Directions. Set all the material down again unchanged, without the pictures.

········

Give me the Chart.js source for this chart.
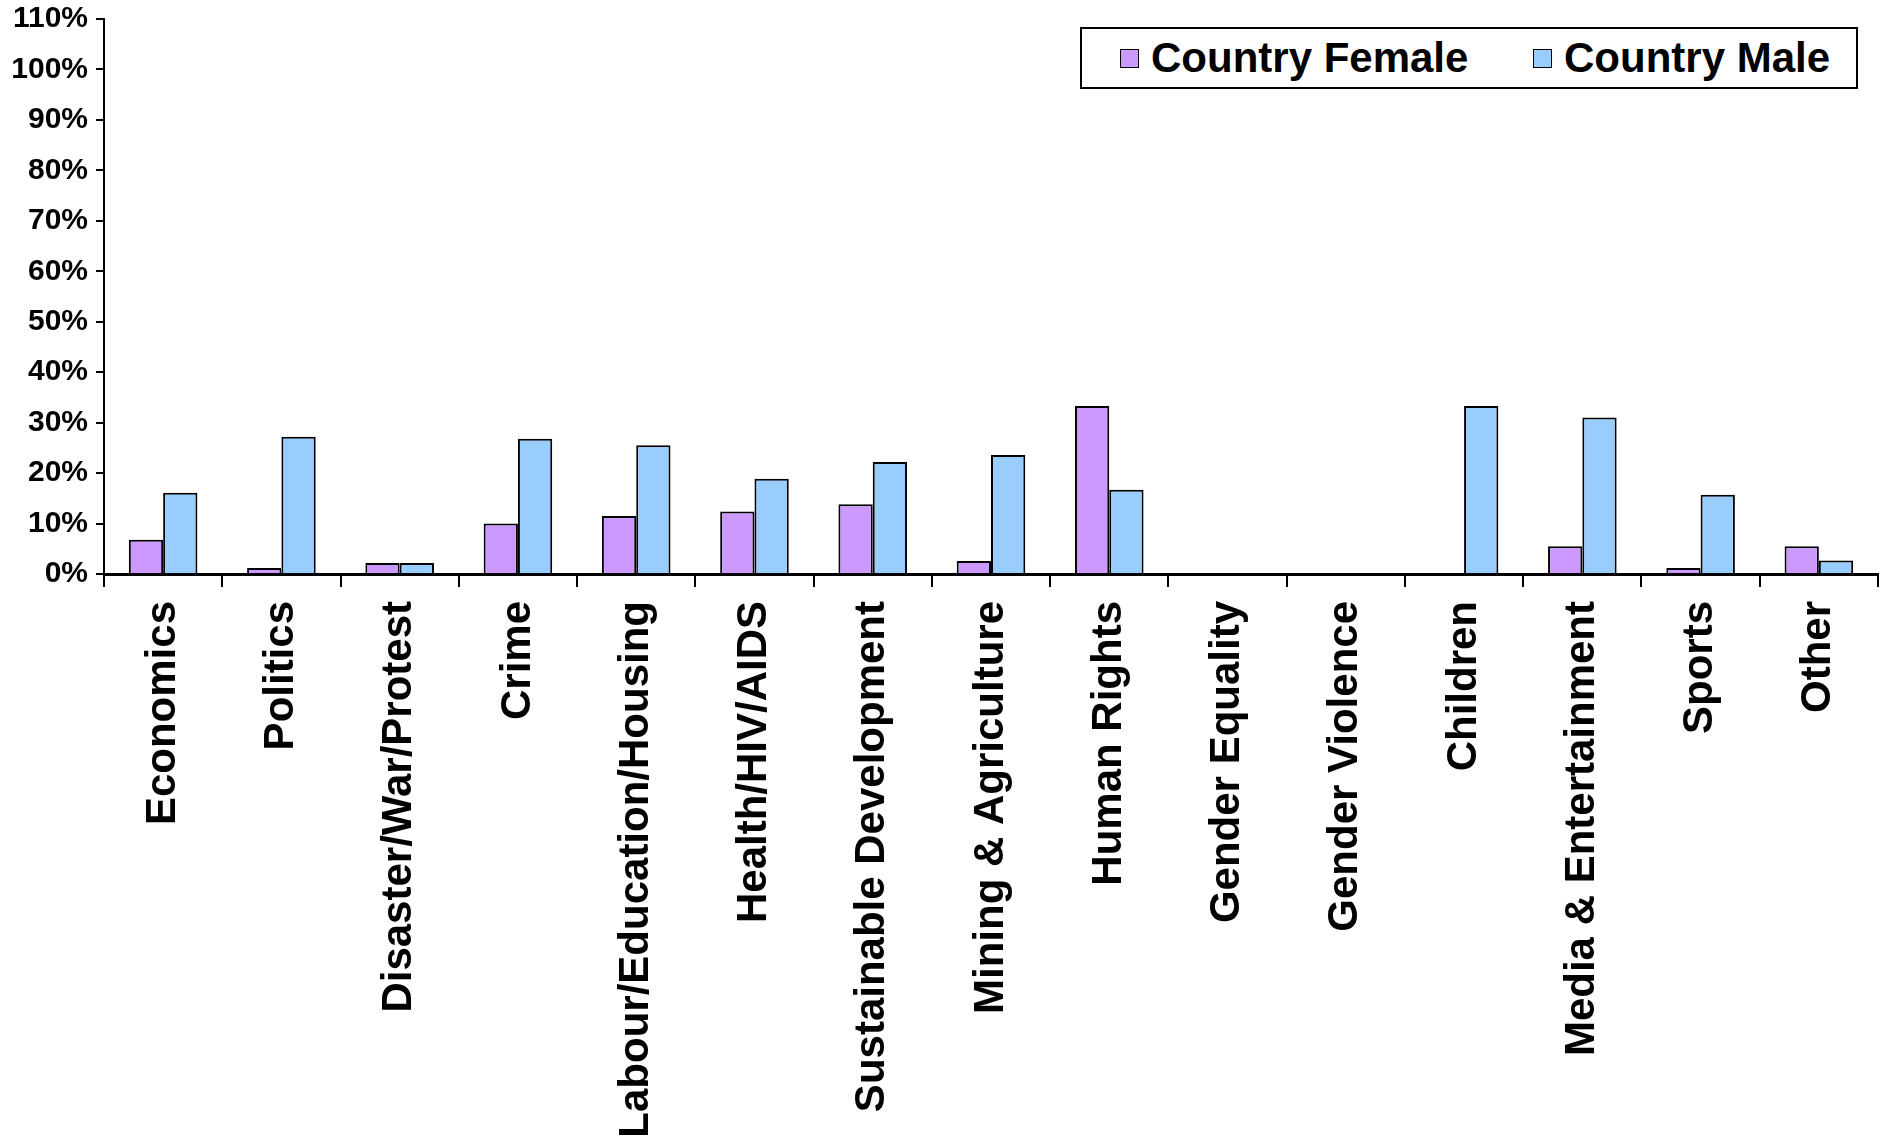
<!DOCTYPE html>
<html>
<head>
<meta charset="utf-8">
<script src="https://cdn.jsdelivr.net/npm/chart.js@4/dist/chart.umd.min.js"></script>
<style>
    html, body { margin: 0; padding: 0; background: #fff; }
    #wrap { position: relative; width: 1890px; height: 1140px; }
    #legend {
        position: absolute; left: 1080px; top: 27px;
        width: 774px; height: 58px;
        border: 2px solid #000; background: #fff;
        font: bold 42px "Liberation Sans", Arial, sans-serif;
    }
    #legend .item { position: absolute; top: 0; height: 58px; display: flex; align-items: center; white-space: nowrap; }
    #legend .box { width: 17px; height: 17px; border: 1.5px solid #000; margin-right: 12px; }
</style>
</head>
<body>
<div id="wrap">
    <canvas id="topicChart" width="1890" height="1140"></canvas>
    <div id="legend"></div>
</div>
<script>
// Catégories (sujets)
const categories = [
    "Economics", "Politics", "Disaster/War/Protest", "Crime",
    "Labour/Education/Housing", "Health/HIV/AIDS", "Sustainable Development",
    "Mining & Agriculture", "Human Rights", "Gender Equality", "Gender Violence",
    "Children", "Media & Entertainment", "Sports", "Other"
];

// Valeurs en %
const femaleValues = [6.8, 1.2, 2.2, 10.0, 11.5, 12.4, 13.8, 2.6, 33.3, 0, 0, 0, 5.5, 1.2, 5.5];
const maleValues = [16.1, 27.2, 2.2, 26.8, 25.5, 18.9, 22.2, 23.6, 16.7, 0, 0, 33.3, 31.0, 15.7, 2.7];

const seriesNames = ["Country Female", "Country Male"];
const seriesColors = ["#CC99FF", "#99CCFF"];

const yMax = 110;
const yStep = 10;

const FONT = "'Liberation Sans', Arial, sans-serif";

const datasets = [femaleValues, maleValues].map((vals, i) => ({
    label: seriesNames[i],
    data: vals,
    backgroundColor: seriesColors[i],
    borderColor: "#000",
    borderWidth: 2,
    borderSkipped: "bottom",
    categoryPercentage: 0.58,
    barPercentage: 1.0
}));

new Chart(document.getElementById("topicChart"), {
    type: "bar",
    data: { labels: categories, datasets },
    options: {
        responsive: false,
        animation: false,
        devicePixelRatio: 1,
        layout: { padding: { left: 0, right: 12, top: 0, bottom: 0 } },
        scales: {
            x: {
                afterFit: s => { s.height = 566; },
                grid: {
                    display: true,
                    drawOnChartArea: false,
                    color: "#000",
                    lineWidth: 2,
                    tickLength: 13,
                    offset: true
                },
                border: { color: "#000", width: 3 },
                ticks: {
                    color: "#000",
                    font: { family: FONT, size: 42, weight: "bold" },
                    minRotation: 90,
                    maxRotation: 90,
                    autoSkip: false,
                    padding: 14
                }
            },
            y: {
                min: 0,
                max: yMax,
                afterFit: s => { s.width = 104; s.paddingTop = 19; },
                grid: {
                    display: true,
                    drawOnChartArea: false,
                    color: "#000",
                    lineWidth: 2,
                    tickLength: 8
                },
                border: { color: "#000", width: 2 },
                ticks: {
                    stepSize: yStep,
                    color: "#000",
                    padding: 8,
                    font: { family: FONT, size: 30, weight: "bold" },
                    callback: v => v + "%"
                }
            }
        },
        plugins: {
            legend: { display: false },
            tooltip: { enabled: false }
        }
    }
});

// Légende HTML (boîte en haut à droite)
const legendEl = document.getElementById("legend");
const itemLeft = [38, 451];
seriesNames.forEach((name, i) => {
    const item = document.createElement("div");
    item.className = "item";
    item.style.left = itemLeft[i] + "px";
    const box = document.createElement("span");
    box.className = "box";
    box.style.background = seriesColors[i];
    const txt = document.createElement("span");
    txt.textContent = name;
    item.appendChild(box);
    item.appendChild(txt);
    legendEl.appendChild(item);
});
</script>
</body>
</html>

········

Result below.
Give me the Chart.js source for this chart.
<!DOCTYPE html>
<html>
<head>
<meta charset="utf-8">
<script src="https://cdn.jsdelivr.net/npm/chart.js@4/dist/chart.umd.min.js"></script>
<style>
    html, body { margin: 0; padding: 0; background: #fff; }
    #wrap { position: relative; width: 1890px; height: 1140px; }
    #legend {
        position: absolute; left: 1080px; top: 27px;
        width: 774px; height: 58px;
        border: 2px solid #000; background: #fff;
        font: bold 42px "Liberation Sans", Arial, sans-serif;
    }
    #legend .item { position: absolute; top: 0; height: 58px; display: flex; align-items: center; white-space: nowrap; }
    #legend .box { width: 17px; height: 17px; border: 1.5px solid #000; margin-right: 12px; }
</style>
</head>
<body>
<div id="wrap">
    <canvas id="topicChart" width="1890" height="1140"></canvas>
    <div id="legend"></div>
</div>
<script>
// Catégories (sujets)
const categories = [
    "Economics", "Politics", "Disaster/War/Protest", "Crime",
    "Labour/Education/Housing", "Health/HIV/AIDS", "Sustainable Development",
    "Mining & Agriculture", "Human Rights", "Gender Equality", "Gender Violence",
    "Children", "Media & Entertainment", "Sports", "Other"
];

// Valeurs en %
const femaleValues = [6.8, 1.2, 2.2, 10.0, 11.5, 12.4, 13.8, 2.6, 33.3, 0, 0, 0, 5.5, 1.2, 5.5];
const maleValues = [16.1, 27.2, 2.2, 26.8, 25.5, 18.9, 22.2, 23.6, 16.7, 0, 0, 33.3, 31.0, 15.7, 2.7];

const seriesNames = ["Country Female", "Country Male"];
const seriesColors = ["#CC99FF", "#99CCFF"];

const yMax = 110;
const yStep = 10;

const FONT = "'Liberation Sans', Arial, sans-serif";

const datasets = [femaleValues, maleValues].map((vals, i) => ({
    label: seriesNames[i],
    data: vals,
    backgroundColor: seriesColors[i],
    borderColor: "#000",
    borderWidth: 2,
    borderSkipped: "bottom",
    categoryPercentage: 0.58,
    barPercentage: 1.0
}));

new Chart(document.getElementById("topicChart"), {
    type: "bar",
    data: { labels: categories, datasets },
    options: {
        responsive: false,
        animation: false,
        devicePixelRatio: 1,
        layout: { padding: { left: 0, right: 12, top: 0, bottom: 0 } },
        scales: {
            x: {
                afterFit: s => { s.height = 566; },
                grid: {
                    display: true,
                    drawOnChartArea: false,
                    color: "#000",
                    lineWidth: 2,
                    tickLength: 13,
                    offset: true
                },
                border: { color: "#000", width: 3 },
                ticks: {
                    color: "#000",
                    font: { family: FONT, size: 42, weight: "bold" },
                    minRotation: 90,
                    maxRotation: 90,
                    autoSkip: false,
                    padding: 14
                }
            },
            y: {
                min: 0,
                max: yMax,
                afterFit: s => { s.width = 104; s.paddingTop = 19; },
                grid: {
                    display: true,
                    drawOnChartArea: false,
                    color: "#000",
                    lineWidth: 2,
                    tickLength: 8
                },
                border: { color: "#000", width: 2 },
                ticks: {
                    stepSize: yStep,
                    color: "#000",
                    padding: 8,
                    font: { family: FONT, size: 30, weight: "bold" },
                    callback: v => v + "%"
                }
            }
        },
        plugins: {
            legend: { display: false },
            tooltip: { enabled: false }
        }
    }
});

// Légende HTML (boîte en haut à droite)
const legendEl = document.getElementById("legend");
const itemLeft = [38, 451];
seriesNames.forEach((name, i) => {
    const item = document.createElement("div");
    item.className = "item";
    item.style.left = itemLeft[i] + "px";
    const box = document.createElement("span");
    box.className = "box";
    box.style.background = seriesColors[i];
    const txt = document.createElement("span");
    txt.textContent = name;
    item.appendChild(box);
    item.appendChild(txt);
    legendEl.appendChild(item);
});
</script>
</body>
</html>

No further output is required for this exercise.